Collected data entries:

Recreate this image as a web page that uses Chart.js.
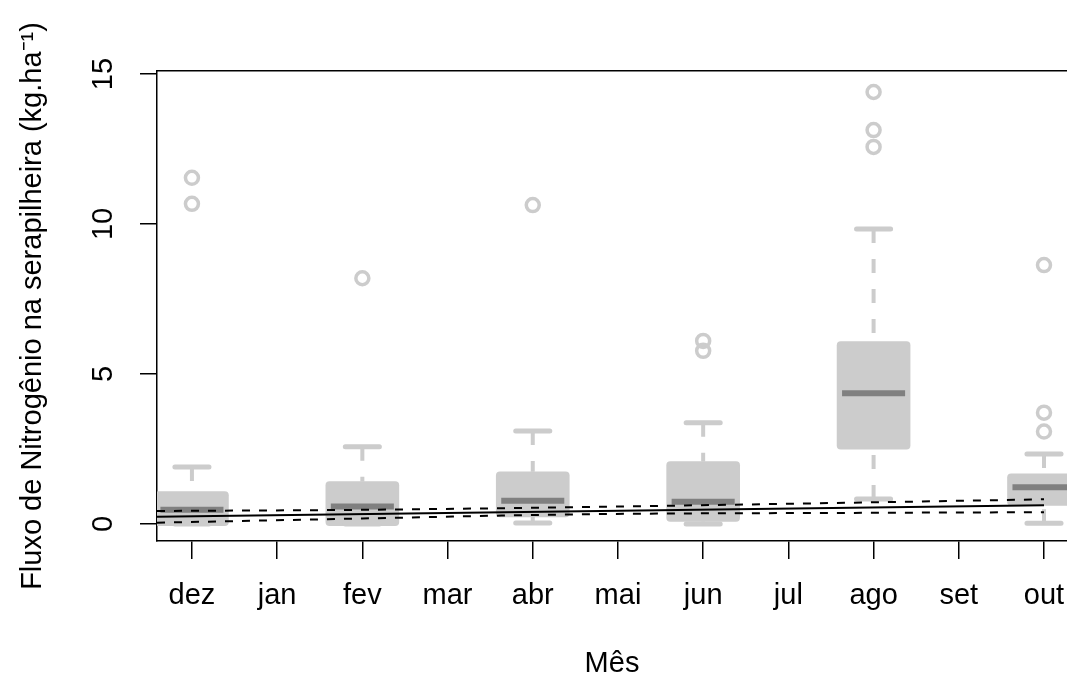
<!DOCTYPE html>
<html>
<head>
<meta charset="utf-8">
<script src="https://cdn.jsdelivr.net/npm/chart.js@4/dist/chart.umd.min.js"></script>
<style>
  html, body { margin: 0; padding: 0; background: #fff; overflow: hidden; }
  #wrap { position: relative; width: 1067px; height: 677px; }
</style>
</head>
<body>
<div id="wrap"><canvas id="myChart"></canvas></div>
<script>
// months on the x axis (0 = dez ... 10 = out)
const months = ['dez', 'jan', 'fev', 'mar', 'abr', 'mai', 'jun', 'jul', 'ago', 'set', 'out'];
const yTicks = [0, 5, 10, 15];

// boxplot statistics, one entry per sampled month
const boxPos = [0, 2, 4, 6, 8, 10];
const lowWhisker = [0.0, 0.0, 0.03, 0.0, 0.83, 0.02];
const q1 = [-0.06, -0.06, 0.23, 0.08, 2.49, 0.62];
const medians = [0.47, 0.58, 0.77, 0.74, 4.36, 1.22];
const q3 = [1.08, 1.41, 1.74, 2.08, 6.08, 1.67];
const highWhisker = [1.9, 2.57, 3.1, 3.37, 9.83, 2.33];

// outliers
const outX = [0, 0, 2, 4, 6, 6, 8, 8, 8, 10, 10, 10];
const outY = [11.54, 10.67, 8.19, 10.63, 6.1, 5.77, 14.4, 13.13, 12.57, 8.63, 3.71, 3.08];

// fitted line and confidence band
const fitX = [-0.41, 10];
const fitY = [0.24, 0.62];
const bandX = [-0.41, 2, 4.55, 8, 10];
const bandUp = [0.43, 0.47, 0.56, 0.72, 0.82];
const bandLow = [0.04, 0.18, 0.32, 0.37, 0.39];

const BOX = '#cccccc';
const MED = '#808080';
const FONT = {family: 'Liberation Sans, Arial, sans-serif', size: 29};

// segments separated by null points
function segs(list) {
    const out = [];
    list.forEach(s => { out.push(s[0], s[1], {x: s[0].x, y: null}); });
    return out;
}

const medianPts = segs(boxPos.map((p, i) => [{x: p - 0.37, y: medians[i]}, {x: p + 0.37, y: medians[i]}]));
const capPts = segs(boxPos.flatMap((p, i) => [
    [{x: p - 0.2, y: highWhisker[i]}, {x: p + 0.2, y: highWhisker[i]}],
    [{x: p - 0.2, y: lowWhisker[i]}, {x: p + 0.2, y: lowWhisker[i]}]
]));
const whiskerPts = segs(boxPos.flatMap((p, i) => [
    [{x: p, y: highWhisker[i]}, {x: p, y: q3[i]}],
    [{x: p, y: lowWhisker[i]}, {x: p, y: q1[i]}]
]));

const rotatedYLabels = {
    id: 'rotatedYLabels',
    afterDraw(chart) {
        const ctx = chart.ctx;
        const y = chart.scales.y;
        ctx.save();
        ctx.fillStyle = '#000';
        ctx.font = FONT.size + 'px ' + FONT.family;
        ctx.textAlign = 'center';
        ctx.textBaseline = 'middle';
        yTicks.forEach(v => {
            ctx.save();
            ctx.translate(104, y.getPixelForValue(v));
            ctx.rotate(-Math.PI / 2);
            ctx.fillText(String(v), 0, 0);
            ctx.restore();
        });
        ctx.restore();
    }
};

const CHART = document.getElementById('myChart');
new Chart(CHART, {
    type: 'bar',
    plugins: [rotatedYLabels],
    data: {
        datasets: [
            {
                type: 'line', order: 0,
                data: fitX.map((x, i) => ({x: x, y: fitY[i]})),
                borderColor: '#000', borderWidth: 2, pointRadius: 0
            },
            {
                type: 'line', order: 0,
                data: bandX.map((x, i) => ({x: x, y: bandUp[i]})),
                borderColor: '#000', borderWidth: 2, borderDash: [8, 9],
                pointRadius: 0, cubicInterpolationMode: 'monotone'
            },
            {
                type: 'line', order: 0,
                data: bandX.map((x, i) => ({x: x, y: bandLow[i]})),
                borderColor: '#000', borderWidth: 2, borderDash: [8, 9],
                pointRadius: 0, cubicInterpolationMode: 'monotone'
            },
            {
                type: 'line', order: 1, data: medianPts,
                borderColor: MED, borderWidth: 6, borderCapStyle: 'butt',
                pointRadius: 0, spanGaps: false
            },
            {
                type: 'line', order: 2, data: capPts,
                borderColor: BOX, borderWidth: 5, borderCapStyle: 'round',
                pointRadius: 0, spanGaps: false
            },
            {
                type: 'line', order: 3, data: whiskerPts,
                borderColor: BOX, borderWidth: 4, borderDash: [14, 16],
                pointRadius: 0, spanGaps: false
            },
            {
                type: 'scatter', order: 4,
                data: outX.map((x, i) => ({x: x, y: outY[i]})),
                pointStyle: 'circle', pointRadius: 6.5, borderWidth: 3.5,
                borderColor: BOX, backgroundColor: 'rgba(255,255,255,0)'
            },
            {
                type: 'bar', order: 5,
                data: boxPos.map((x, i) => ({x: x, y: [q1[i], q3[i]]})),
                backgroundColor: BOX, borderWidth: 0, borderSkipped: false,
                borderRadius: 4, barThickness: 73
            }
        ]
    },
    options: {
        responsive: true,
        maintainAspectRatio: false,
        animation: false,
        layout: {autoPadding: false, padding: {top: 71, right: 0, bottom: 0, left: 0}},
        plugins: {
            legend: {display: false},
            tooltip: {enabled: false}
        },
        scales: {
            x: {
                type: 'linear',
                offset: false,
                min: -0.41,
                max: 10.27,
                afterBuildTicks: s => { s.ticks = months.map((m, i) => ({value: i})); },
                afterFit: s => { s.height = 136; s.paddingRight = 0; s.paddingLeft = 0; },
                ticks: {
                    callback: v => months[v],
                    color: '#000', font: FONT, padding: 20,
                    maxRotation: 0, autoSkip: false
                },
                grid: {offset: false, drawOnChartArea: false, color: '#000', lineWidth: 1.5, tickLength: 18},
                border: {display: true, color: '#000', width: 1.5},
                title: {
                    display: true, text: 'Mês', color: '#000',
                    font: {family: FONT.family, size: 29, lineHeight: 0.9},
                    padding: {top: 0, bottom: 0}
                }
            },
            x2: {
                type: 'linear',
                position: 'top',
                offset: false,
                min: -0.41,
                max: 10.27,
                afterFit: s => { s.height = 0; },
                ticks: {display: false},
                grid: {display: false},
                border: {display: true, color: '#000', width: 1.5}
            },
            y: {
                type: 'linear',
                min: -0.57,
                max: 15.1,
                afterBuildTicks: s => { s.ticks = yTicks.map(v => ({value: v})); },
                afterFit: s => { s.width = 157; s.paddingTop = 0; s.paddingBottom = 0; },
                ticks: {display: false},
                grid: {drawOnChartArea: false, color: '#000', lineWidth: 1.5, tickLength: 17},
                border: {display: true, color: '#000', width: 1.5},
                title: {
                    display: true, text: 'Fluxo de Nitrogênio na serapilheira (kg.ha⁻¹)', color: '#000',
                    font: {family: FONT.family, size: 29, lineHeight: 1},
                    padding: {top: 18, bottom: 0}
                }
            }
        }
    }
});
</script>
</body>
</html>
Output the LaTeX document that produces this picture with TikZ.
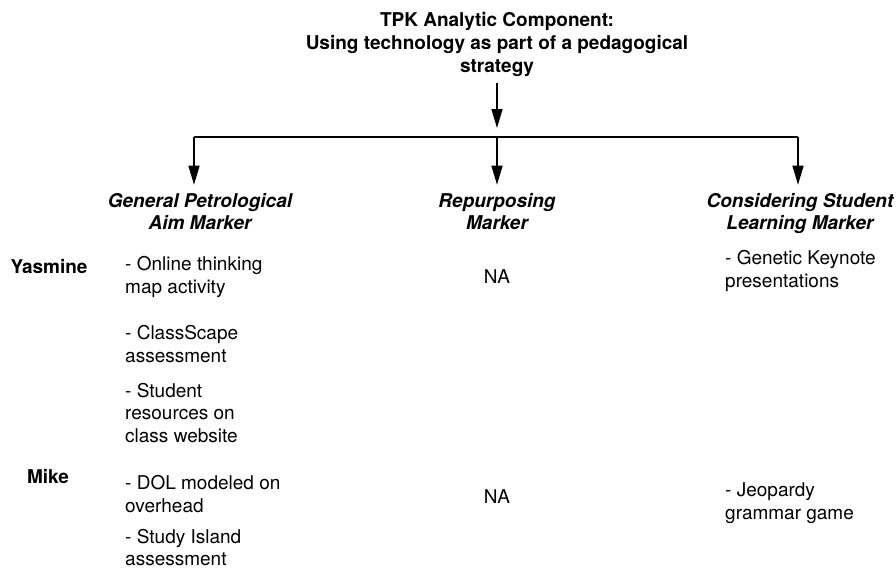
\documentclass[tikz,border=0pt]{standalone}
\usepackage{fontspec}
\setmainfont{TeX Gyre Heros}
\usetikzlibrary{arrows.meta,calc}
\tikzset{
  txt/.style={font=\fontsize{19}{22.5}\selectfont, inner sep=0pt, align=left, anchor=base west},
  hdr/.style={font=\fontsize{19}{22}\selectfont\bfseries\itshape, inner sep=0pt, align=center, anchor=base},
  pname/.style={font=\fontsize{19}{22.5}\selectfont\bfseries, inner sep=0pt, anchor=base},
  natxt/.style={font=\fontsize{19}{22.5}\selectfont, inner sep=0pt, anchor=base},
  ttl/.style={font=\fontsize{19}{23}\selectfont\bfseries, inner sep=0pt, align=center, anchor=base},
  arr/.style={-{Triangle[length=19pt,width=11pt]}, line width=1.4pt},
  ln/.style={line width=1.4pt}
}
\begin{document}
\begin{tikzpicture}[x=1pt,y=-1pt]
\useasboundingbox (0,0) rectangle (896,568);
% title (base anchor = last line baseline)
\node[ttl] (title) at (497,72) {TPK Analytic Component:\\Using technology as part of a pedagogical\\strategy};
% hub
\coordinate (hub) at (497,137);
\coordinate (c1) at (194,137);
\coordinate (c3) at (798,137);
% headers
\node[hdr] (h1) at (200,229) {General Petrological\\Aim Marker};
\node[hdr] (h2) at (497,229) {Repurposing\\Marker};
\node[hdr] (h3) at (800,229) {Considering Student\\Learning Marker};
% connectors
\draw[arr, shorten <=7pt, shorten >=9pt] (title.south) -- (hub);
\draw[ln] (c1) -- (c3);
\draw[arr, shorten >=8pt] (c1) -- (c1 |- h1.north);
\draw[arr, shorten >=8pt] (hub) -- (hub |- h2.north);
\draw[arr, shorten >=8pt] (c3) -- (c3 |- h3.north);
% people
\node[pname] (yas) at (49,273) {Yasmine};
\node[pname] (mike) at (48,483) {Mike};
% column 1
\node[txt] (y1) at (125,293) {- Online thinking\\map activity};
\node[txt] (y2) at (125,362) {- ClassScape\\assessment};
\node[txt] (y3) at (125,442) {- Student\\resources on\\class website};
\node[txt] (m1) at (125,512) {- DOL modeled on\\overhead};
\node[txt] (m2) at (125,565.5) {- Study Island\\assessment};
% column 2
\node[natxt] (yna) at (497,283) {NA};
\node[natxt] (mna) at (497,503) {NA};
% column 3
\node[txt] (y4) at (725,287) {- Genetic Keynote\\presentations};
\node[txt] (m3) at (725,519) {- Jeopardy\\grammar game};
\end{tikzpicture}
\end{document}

**TASK TO COMPLETE**
Retype exactly the lines above, starting at the line containing "Output the LaTeX" and ending with the last line, both included; leave out the pictures.

**TASK SOLUTION**
Output the LaTeX document that produces this picture with TikZ.
\documentclass[tikz,border=0pt]{standalone}
\usepackage{fontspec}
\setmainfont{TeX Gyre Heros}
\usetikzlibrary{arrows.meta,calc}
\tikzset{
  txt/.style={font=\fontsize{19}{22.5}\selectfont, inner sep=0pt, align=left, anchor=base west},
  hdr/.style={font=\fontsize{19}{22}\selectfont\bfseries\itshape, inner sep=0pt, align=center, anchor=base},
  pname/.style={font=\fontsize{19}{22.5}\selectfont\bfseries, inner sep=0pt, anchor=base},
  natxt/.style={font=\fontsize{19}{22.5}\selectfont, inner sep=0pt, anchor=base},
  ttl/.style={font=\fontsize{19}{23}\selectfont\bfseries, inner sep=0pt, align=center, anchor=base},
  arr/.style={-{Triangle[length=19pt,width=11pt]}, line width=1.4pt},
  ln/.style={line width=1.4pt}
}
\begin{document}
\begin{tikzpicture}[x=1pt,y=-1pt]
\useasboundingbox (0,0) rectangle (896,568);
% title (base anchor = last line baseline)
\node[ttl] (title) at (497,72) {TPK Analytic Component:\\Using technology as part of a pedagogical\\strategy};
% hub
\coordinate (hub) at (497,137);
\coordinate (c1) at (194,137);
\coordinate (c3) at (798,137);
% headers
\node[hdr] (h1) at (200,229) {General Petrological\\Aim Marker};
\node[hdr] (h2) at (497,229) {Repurposing\\Marker};
\node[hdr] (h3) at (800,229) {Considering Student\\Learning Marker};
% connectors
\draw[arr, shorten <=7pt, shorten >=9pt] (title.south) -- (hub);
\draw[ln] (c1) -- (c3);
\draw[arr, shorten >=8pt] (c1) -- (c1 |- h1.north);
\draw[arr, shorten >=8pt] (hub) -- (hub |- h2.north);
\draw[arr, shorten >=8pt] (c3) -- (c3 |- h3.north);
% people
\node[pname] (yas) at (49,273) {Yasmine};
\node[pname] (mike) at (48,483) {Mike};
% column 1
\node[txt] (y1) at (125,293) {- Online thinking\\map activity};
\node[txt] (y2) at (125,362) {- ClassScape\\assessment};
\node[txt] (y3) at (125,442) {- Student\\resources on\\class website};
\node[txt] (m1) at (125,512) {- DOL modeled on\\overhead};
\node[txt] (m2) at (125,565.5) {- Study Island\\assessment};
% column 2
\node[natxt] (yna) at (497,283) {NA};
\node[natxt] (mna) at (497,503) {NA};
% column 3
\node[txt] (y4) at (725,287) {- Genetic Keynote\\presentations};
\node[txt] (m3) at (725,519) {- Jeopardy\\grammar game};
\end{tikzpicture}
\end{document}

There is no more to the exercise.